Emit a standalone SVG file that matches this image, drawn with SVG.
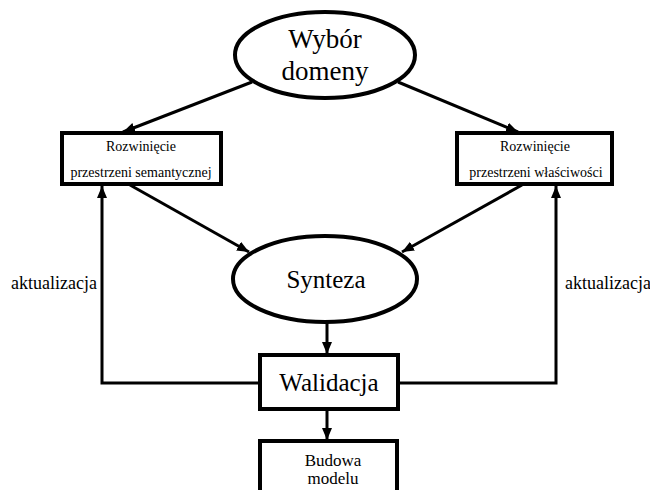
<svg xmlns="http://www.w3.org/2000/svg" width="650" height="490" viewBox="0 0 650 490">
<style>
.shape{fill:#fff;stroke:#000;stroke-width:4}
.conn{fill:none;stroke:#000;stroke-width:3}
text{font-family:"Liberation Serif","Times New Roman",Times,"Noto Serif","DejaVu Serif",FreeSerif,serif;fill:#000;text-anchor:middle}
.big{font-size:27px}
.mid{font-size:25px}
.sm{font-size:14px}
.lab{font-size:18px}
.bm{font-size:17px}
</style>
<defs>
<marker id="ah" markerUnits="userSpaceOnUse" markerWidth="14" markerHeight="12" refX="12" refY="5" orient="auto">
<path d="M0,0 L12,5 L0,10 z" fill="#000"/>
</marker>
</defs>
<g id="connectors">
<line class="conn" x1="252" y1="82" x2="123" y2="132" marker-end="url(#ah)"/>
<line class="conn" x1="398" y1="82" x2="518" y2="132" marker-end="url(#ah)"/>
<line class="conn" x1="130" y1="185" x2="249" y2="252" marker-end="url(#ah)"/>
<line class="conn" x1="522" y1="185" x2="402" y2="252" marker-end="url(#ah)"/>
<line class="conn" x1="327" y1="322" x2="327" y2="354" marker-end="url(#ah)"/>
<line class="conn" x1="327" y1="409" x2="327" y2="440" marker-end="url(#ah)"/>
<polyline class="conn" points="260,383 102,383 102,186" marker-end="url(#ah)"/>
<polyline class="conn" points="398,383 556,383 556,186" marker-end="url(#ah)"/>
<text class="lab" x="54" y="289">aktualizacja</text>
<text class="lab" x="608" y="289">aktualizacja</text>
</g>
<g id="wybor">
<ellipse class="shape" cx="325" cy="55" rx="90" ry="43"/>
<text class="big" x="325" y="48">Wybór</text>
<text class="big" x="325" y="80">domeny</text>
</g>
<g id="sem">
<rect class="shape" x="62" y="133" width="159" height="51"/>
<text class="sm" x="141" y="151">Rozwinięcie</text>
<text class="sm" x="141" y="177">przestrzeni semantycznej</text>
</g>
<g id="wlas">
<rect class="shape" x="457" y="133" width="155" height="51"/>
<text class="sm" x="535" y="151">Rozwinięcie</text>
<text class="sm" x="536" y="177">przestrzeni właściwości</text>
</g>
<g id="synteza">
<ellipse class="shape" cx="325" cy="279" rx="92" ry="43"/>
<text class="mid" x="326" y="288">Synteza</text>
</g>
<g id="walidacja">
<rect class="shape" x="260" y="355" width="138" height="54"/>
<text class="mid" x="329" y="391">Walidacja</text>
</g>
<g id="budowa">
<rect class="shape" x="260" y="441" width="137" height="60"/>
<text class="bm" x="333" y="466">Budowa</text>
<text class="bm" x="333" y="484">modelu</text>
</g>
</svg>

## Work instructions
Quote every line word for word and keep the images out of the copy.

## Exercise output
Emit a standalone SVG file that matches this image, drawn with SVG.
<svg xmlns="http://www.w3.org/2000/svg" width="650" height="490" viewBox="0 0 650 490">
<style>
.shape{fill:#fff;stroke:#000;stroke-width:4}
.conn{fill:none;stroke:#000;stroke-width:3}
text{font-family:"Liberation Serif","Times New Roman",Times,"Noto Serif","DejaVu Serif",FreeSerif,serif;fill:#000;text-anchor:middle}
.big{font-size:27px}
.mid{font-size:25px}
.sm{font-size:14px}
.lab{font-size:18px}
.bm{font-size:17px}
</style>
<defs>
<marker id="ah" markerUnits="userSpaceOnUse" markerWidth="14" markerHeight="12" refX="12" refY="5" orient="auto">
<path d="M0,0 L12,5 L0,10 z" fill="#000"/>
</marker>
</defs>
<g id="connectors">
<line class="conn" x1="252" y1="82" x2="123" y2="132" marker-end="url(#ah)"/>
<line class="conn" x1="398" y1="82" x2="518" y2="132" marker-end="url(#ah)"/>
<line class="conn" x1="130" y1="185" x2="249" y2="252" marker-end="url(#ah)"/>
<line class="conn" x1="522" y1="185" x2="402" y2="252" marker-end="url(#ah)"/>
<line class="conn" x1="327" y1="322" x2="327" y2="354" marker-end="url(#ah)"/>
<line class="conn" x1="327" y1="409" x2="327" y2="440" marker-end="url(#ah)"/>
<polyline class="conn" points="260,383 102,383 102,186" marker-end="url(#ah)"/>
<polyline class="conn" points="398,383 556,383 556,186" marker-end="url(#ah)"/>
<text class="lab" x="54" y="289">aktualizacja</text>
<text class="lab" x="608" y="289">aktualizacja</text>
</g>
<g id="wybor">
<ellipse class="shape" cx="325" cy="55" rx="90" ry="43"/>
<text class="big" x="325" y="48">Wybór</text>
<text class="big" x="325" y="80">domeny</text>
</g>
<g id="sem">
<rect class="shape" x="62" y="133" width="159" height="51"/>
<text class="sm" x="141" y="151">Rozwinięcie</text>
<text class="sm" x="141" y="177">przestrzeni semantycznej</text>
</g>
<g id="wlas">
<rect class="shape" x="457" y="133" width="155" height="51"/>
<text class="sm" x="535" y="151">Rozwinięcie</text>
<text class="sm" x="536" y="177">przestrzeni właściwości</text>
</g>
<g id="synteza">
<ellipse class="shape" cx="325" cy="279" rx="92" ry="43"/>
<text class="mid" x="326" y="288">Synteza</text>
</g>
<g id="walidacja">
<rect class="shape" x="260" y="355" width="138" height="54"/>
<text class="mid" x="329" y="391">Walidacja</text>
</g>
<g id="budowa">
<rect class="shape" x="260" y="441" width="137" height="60"/>
<text class="bm" x="333" y="466">Budowa</text>
<text class="bm" x="333" y="484">modelu</text>
</g>
</svg>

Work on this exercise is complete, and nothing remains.